— START Information provided —

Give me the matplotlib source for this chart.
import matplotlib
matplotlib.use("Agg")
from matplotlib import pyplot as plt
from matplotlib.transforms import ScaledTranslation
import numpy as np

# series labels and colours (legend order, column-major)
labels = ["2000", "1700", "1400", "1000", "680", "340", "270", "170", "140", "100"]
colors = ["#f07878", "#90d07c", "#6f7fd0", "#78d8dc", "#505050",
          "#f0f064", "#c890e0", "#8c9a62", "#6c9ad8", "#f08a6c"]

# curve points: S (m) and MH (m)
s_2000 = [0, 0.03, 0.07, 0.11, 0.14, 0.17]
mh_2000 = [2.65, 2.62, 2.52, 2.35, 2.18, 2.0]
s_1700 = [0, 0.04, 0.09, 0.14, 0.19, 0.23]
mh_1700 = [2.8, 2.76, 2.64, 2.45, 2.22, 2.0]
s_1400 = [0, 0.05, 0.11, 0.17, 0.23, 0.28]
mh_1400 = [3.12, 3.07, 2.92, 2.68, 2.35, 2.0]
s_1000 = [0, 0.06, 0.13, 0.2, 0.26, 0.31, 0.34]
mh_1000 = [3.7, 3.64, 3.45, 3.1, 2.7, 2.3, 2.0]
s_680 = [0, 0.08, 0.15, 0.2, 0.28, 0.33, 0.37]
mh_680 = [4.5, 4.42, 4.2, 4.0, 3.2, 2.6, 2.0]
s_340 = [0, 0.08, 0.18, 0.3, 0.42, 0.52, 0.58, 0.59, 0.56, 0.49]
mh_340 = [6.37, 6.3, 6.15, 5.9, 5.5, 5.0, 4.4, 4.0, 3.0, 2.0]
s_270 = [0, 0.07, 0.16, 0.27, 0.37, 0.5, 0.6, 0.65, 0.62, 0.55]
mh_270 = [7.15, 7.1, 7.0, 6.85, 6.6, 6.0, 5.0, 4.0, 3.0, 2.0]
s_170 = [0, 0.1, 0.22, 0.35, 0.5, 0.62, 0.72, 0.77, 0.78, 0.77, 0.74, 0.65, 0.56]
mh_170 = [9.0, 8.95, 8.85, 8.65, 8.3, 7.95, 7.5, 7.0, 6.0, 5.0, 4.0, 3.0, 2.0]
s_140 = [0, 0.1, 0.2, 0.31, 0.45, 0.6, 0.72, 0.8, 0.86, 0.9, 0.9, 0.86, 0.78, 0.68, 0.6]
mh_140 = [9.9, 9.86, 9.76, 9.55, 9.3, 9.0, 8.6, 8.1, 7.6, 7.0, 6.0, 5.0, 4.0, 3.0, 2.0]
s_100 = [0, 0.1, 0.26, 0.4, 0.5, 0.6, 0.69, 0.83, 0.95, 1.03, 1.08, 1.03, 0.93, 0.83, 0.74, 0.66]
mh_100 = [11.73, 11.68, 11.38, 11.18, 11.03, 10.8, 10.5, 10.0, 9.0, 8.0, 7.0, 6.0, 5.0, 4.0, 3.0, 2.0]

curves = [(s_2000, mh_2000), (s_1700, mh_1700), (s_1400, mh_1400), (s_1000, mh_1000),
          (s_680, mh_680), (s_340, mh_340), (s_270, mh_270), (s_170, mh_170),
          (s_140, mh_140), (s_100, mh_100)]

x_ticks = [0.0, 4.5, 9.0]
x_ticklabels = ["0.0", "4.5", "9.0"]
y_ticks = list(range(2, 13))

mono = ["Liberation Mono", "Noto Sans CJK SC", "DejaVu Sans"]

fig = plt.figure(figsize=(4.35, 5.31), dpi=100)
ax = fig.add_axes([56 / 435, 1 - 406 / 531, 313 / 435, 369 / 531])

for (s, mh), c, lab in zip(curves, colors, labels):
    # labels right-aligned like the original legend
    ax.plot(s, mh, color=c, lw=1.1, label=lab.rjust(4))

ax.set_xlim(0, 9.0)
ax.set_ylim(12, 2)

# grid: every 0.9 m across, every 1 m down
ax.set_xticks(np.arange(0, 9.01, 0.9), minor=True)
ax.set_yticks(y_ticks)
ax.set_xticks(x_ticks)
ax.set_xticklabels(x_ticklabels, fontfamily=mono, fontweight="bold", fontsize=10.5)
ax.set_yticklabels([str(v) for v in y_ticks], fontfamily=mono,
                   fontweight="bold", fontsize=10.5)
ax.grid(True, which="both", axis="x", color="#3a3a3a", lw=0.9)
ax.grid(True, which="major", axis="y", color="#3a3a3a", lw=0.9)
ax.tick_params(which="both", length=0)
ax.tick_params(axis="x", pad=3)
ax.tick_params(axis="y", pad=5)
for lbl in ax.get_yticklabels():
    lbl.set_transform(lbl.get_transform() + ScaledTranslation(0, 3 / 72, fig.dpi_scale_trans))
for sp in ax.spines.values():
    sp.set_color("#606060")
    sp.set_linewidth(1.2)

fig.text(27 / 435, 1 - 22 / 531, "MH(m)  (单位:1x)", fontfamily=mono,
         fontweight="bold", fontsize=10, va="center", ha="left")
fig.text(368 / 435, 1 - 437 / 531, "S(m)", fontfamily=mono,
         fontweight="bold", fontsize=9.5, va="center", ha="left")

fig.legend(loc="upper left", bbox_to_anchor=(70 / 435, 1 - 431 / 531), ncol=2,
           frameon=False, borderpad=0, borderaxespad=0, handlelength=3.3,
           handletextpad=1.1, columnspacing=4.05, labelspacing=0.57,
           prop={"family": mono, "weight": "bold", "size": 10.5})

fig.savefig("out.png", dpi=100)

— END Information provided —

* To do: Give every line of the material again, exactly as it reads.

* Result of the task:
Give me the matplotlib source for this chart.
import matplotlib
matplotlib.use("Agg")
from matplotlib import pyplot as plt
from matplotlib.transforms import ScaledTranslation
import numpy as np

# series labels and colours (legend order, column-major)
labels = ["2000", "1700", "1400", "1000", "680", "340", "270", "170", "140", "100"]
colors = ["#f07878", "#90d07c", "#6f7fd0", "#78d8dc", "#505050",
          "#f0f064", "#c890e0", "#8c9a62", "#6c9ad8", "#f08a6c"]

# curve points: S (m) and MH (m)
s_2000 = [0, 0.03, 0.07, 0.11, 0.14, 0.17]
mh_2000 = [2.65, 2.62, 2.52, 2.35, 2.18, 2.0]
s_1700 = [0, 0.04, 0.09, 0.14, 0.19, 0.23]
mh_1700 = [2.8, 2.76, 2.64, 2.45, 2.22, 2.0]
s_1400 = [0, 0.05, 0.11, 0.17, 0.23, 0.28]
mh_1400 = [3.12, 3.07, 2.92, 2.68, 2.35, 2.0]
s_1000 = [0, 0.06, 0.13, 0.2, 0.26, 0.31, 0.34]
mh_1000 = [3.7, 3.64, 3.45, 3.1, 2.7, 2.3, 2.0]
s_680 = [0, 0.08, 0.15, 0.2, 0.28, 0.33, 0.37]
mh_680 = [4.5, 4.42, 4.2, 4.0, 3.2, 2.6, 2.0]
s_340 = [0, 0.08, 0.18, 0.3, 0.42, 0.52, 0.58, 0.59, 0.56, 0.49]
mh_340 = [6.37, 6.3, 6.15, 5.9, 5.5, 5.0, 4.4, 4.0, 3.0, 2.0]
s_270 = [0, 0.07, 0.16, 0.27, 0.37, 0.5, 0.6, 0.65, 0.62, 0.55]
mh_270 = [7.15, 7.1, 7.0, 6.85, 6.6, 6.0, 5.0, 4.0, 3.0, 2.0]
s_170 = [0, 0.1, 0.22, 0.35, 0.5, 0.62, 0.72, 0.77, 0.78, 0.77, 0.74, 0.65, 0.56]
mh_170 = [9.0, 8.95, 8.85, 8.65, 8.3, 7.95, 7.5, 7.0, 6.0, 5.0, 4.0, 3.0, 2.0]
s_140 = [0, 0.1, 0.2, 0.31, 0.45, 0.6, 0.72, 0.8, 0.86, 0.9, 0.9, 0.86, 0.78, 0.68, 0.6]
mh_140 = [9.9, 9.86, 9.76, 9.55, 9.3, 9.0, 8.6, 8.1, 7.6, 7.0, 6.0, 5.0, 4.0, 3.0, 2.0]
s_100 = [0, 0.1, 0.26, 0.4, 0.5, 0.6, 0.69, 0.83, 0.95, 1.03, 1.08, 1.03, 0.93, 0.83, 0.74, 0.66]
mh_100 = [11.73, 11.68, 11.38, 11.18, 11.03, 10.8, 10.5, 10.0, 9.0, 8.0, 7.0, 6.0, 5.0, 4.0, 3.0, 2.0]

curves = [(s_2000, mh_2000), (s_1700, mh_1700), (s_1400, mh_1400), (s_1000, mh_1000),
          (s_680, mh_680), (s_340, mh_340), (s_270, mh_270), (s_170, mh_170),
          (s_140, mh_140), (s_100, mh_100)]

x_ticks = [0.0, 4.5, 9.0]
x_ticklabels = ["0.0", "4.5", "9.0"]
y_ticks = list(range(2, 13))

mono = ["Liberation Mono", "Noto Sans CJK SC", "DejaVu Sans"]

fig = plt.figure(figsize=(4.35, 5.31), dpi=100)
ax = fig.add_axes([56 / 435, 1 - 406 / 531, 313 / 435, 369 / 531])

for (s, mh), c, lab in zip(curves, colors, labels):
    # labels right-aligned like the original legend
    ax.plot(s, mh, color=c, lw=1.1, label=lab.rjust(4))

ax.set_xlim(0, 9.0)
ax.set_ylim(12, 2)

# grid: every 0.9 m across, every 1 m down
ax.set_xticks(np.arange(0, 9.01, 0.9), minor=True)
ax.set_yticks(y_ticks)
ax.set_xticks(x_ticks)
ax.set_xticklabels(x_ticklabels, fontfamily=mono, fontweight="bold", fontsize=10.5)
ax.set_yticklabels([str(v) for v in y_ticks], fontfamily=mono,
                   fontweight="bold", fontsize=10.5)
ax.grid(True, which="both", axis="x", color="#3a3a3a", lw=0.9)
ax.grid(True, which="major", axis="y", color="#3a3a3a", lw=0.9)
ax.tick_params(which="both", length=0)
ax.tick_params(axis="x", pad=3)
ax.tick_params(axis="y", pad=5)
for lbl in ax.get_yticklabels():
    lbl.set_transform(lbl.get_transform() + ScaledTranslation(0, 3 / 72, fig.dpi_scale_trans))
for sp in ax.spines.values():
    sp.set_color("#606060")
    sp.set_linewidth(1.2)

fig.text(27 / 435, 1 - 22 / 531, "MH(m)  (单位:1x)", fontfamily=mono,
         fontweight="bold", fontsize=10, va="center", ha="left")
fig.text(368 / 435, 1 - 437 / 531, "S(m)", fontfamily=mono,
         fontweight="bold", fontsize=9.5, va="center", ha="left")

fig.legend(loc="upper left", bbox_to_anchor=(70 / 435, 1 - 431 / 531), ncol=2,
           frameon=False, borderpad=0, borderaxespad=0, handlelength=3.3,
           handletextpad=1.1, columnspacing=4.05, labelspacing=0.57,
           prop={"family": mono, "weight": "bold", "size": 10.5})

fig.savefig("out.png", dpi=100)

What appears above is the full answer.